Back home, I peruse the instruction tag that came along with the plunger. (Yup, there are apparently instructions on how to do this.) I was under the impression that you simply stuck the thing in there, and exerted a back and forth motion. Clearly, plunging a toilet, like sex, wasn't as easy as it may appear. This very high tech appliance I had purchased came with a valve for letting air out, and you're supposed to open the valve, push it into the hole, twist the handle so that it closes, then plunge. I don't think aircrafts came with that many instructions. I had completely no idea what the mechanism behind any of that was, and after ten minutes of vigorously pushing the damn thing in and out with no progress made, I was ready to turn to a higher power - Google. 

Apparently, what I was doing wrong was that the toilet was too full when I was plunging it. Take this as a learning opportunity, boys and girls who have yet to face the perils of a clogged toilet. The toilet should preferably be almost empty when you start to plunge, so you can do it very vigorously and not be afraid of the water splashing out.
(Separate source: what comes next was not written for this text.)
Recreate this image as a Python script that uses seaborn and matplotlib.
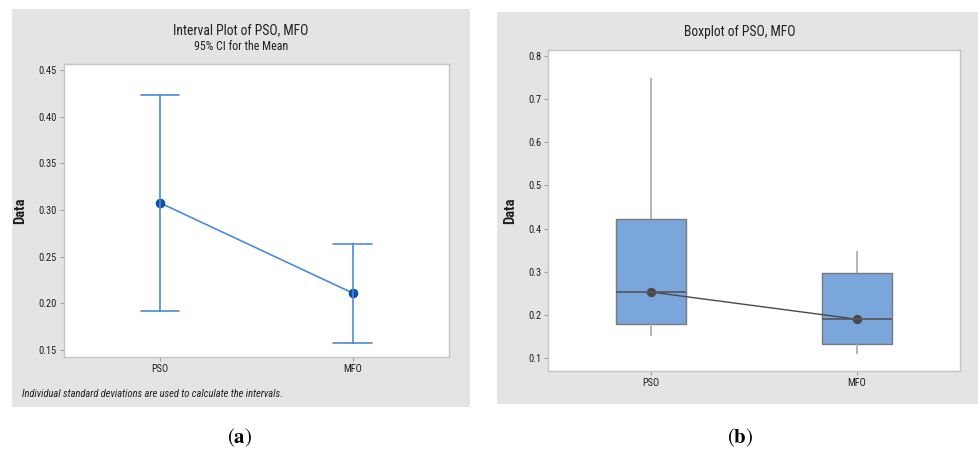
import matplotlib
matplotlib.use("Agg")
import matplotlib.pyplot as plt
from matplotlib.patches import Rectangle
import pandas as pd
import seaborn as sns

# Groups
algorithms = ["PSO", "MFO"]

# 95% CI for the mean (lower / upper bounds); the mean is the midpoint
ci_lower = [0.192, 0.158]
ci_upper = [0.423, 0.264]

# Five-number summaries: min, Q1, median, Q3, max
pso_summary = [0.150, 0.180, 0.253, 0.423, 0.750]
mfo_summary = [0.110, 0.133, 0.190, 0.297, 0.347]

interval_ticks = [0.15, 0.20, 0.25, 0.30, 0.35, 0.40, 0.45]
box_ticks = [0.1, 0.2, 0.3, 0.4, 0.5, 0.6, 0.7, 0.8]

sns.set_theme(style="white")
plt.rcParams["font.family"] = ["Roboto Condensed", "DejaVu Sans"]
plt.rcParams["mathtext.fontset"] = "stix"

W, H = 979, 455
fig = plt.figure(figsize=(W / 100, H / 100), dpi=100)
fig.patch.set_facecolor("white")


def fx(px):
    return px / W


def fy(py):
    return 1 - py / H


PANEL = "#e4e4e4"
for (x0, y0, x1, y1) in [(12, 9, 470, 407), (497, 12, 979, 404)]:
    fig.add_artist(Rectangle((fx(x0), fy(y1)), fx(x1 - x0), (y1 - y0) / H,
                             transform=fig.transFigure, facecolor=PANEL,
                             edgecolor="none", zorder=-5))

TXT = "#1f1f1f"


def style_axes(ax, ticks, fmt):
    ax.set_facecolor("white")
    for s in ax.spines.values():
        s.set_color("#c4c4c4")
        s.set_linewidth(1.0)
    ax.set_yticks(ticks)
    ax.set_yticklabels([fmt.format(t) for t in ticks])
    ax.tick_params(axis="both", which="both", direction="out", length=3,
                   width=0.8, color="#a0a0a0", labelsize=7.5,
                   labelcolor=TXT, pad=2, left=True, bottom=True)
    ax.set_xlabel("")
    ax.set_ylabel("Data", fontsize=10.5, fontweight="bold", color=TXT,
                  labelpad=8)
    ax.set_xlim(-0.5, 1.5)


# ---------------- (a) interval plot ----------------
ci_df = pd.DataFrame({
    "Algorithm": algorithms + algorithms,
    "Data": ci_lower + ci_upper,
})
ax1 = fig.add_axes([fx(64), fy(357), fx(385), 293 / H])
ax1.set_zorder(1)
sns.pointplot(data=ci_df, x="Algorithm", y="Data", order=algorithms,
              estimator="mean", errorbar=("pi", 100), capsize=0.2,
              color="#4a8cdb", markers="o", markersize=6,
              markerfacecolor="#0d4fa3", markeredgecolor="#0d4fa3",
              linewidth=1.2, err_kws={"linewidth": 1.2, "color": "#4a8cdb"},
              ax=ax1)
ax1.set_ylim(0.1425, 0.4564)
style_axes(ax1, interval_ticks, "{:.2f}")

fig.text(fx(241), fy(30), "Interval Plot of PSO, MFO", ha="center",
         va="center", fontsize=9.8, color=TXT)
fig.text(fx(241), fy(47), "95% CI for the Mean", ha="center", va="center",
         fontsize=8.6, color=TXT)
fig.text(fx(22), fy(394),
         "Individual standard deviations are used to calculate the intervals.",
         ha="left", va="center", fontsize=7.6, style="italic", color=TXT)

# ---------------- (b) boxplot ----------------
box_df = pd.DataFrame({
    "Algorithm": ["PSO"] * len(pso_summary) + ["MFO"] * len(mfo_summary),
    "Data": pso_summary + mfo_summary,
})
ax2 = fig.add_axes([fx(548), fy(371), fx(412), 321 / H])
ax2.set_zorder(1)
sns.boxplot(data=box_df, x="Algorithm", y="Data", order=algorithms,
            whis=(0, 100), width=0.335, color="#7ba6db", saturation=1,
            linecolor="#7a7a7a", linewidth=1.0, showcaps=False,
            whiskerprops={"color": "#a8a8a8", "linewidth": 1.2},
            medianprops={"color": "#555555", "linewidth": 1.2},
            ax=ax2)
sns.pointplot(data=box_df, x="Algorithm", y="Data", order=algorithms,
              estimator="median", errorbar=None, color="#4a4a4a",
              markers="o", markersize=6, linewidth=1.0, ax=ax2)
ax2.set_ylim(0.07, 0.814)
style_axes(ax2, box_ticks, "{:.1f}")

fig.text(fx(740), fy(32), "Boxplot of PSO, MFO", ha="center", va="center",
         fontsize=9.8, color=TXT)

# Panel captions
fig.text(fx(240), fy(438), r"$(\mathbf{a})$", ha="center", va="center",
         fontsize=15, color="black")
fig.text(fx(740), fy(438), r"$(\mathbf{b})$", ha="center", va="center",
         fontsize=15, color="black")

fig.savefig("out.png", dpi=100)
In my case, the toilet was already pretty full, so I had to use the plunger sort of like a dropper, sucking up water, tilting it so the water stays inside, then disposing it in the drain. It was pretty bleak work - I had no idea what I was doing, or even if any of this would even work. 

When the water level was finally appropriate for some serious plunging to go down, I gave that damn toilet everything I got. I plunged like I had never plunged before, and at last - I hear the sweet sounds of a delightful gurgle as it sucks down the water. After all that lunacy, my toilet was finally brought back to life. I gaze upon it with the tenderness and love only someone who's plunged could understand, and I gave it an energetic flush and a pat for good measure. Some take pride in their child's minor scholastic achievements, I take pride in knowing that my bathroom had a well functioning toilet thanks to my hard work. 

It felt very empowering, knowing I wouldn't be stumped by a tantrum throwing toilet anymore. Perhaps this was life's big secret - plunge anyone with a tantrum, and I'm pretty sure they'll stop. An obstacle, as I've said many times, is only a test of how much you want something. I really want to take that leak, so you're shit outta luck, Thomas. (Yeah, I named the toilet. I don't know about you, but I certainly can't have that intimate of an encounter with something and still call it an 'it'.)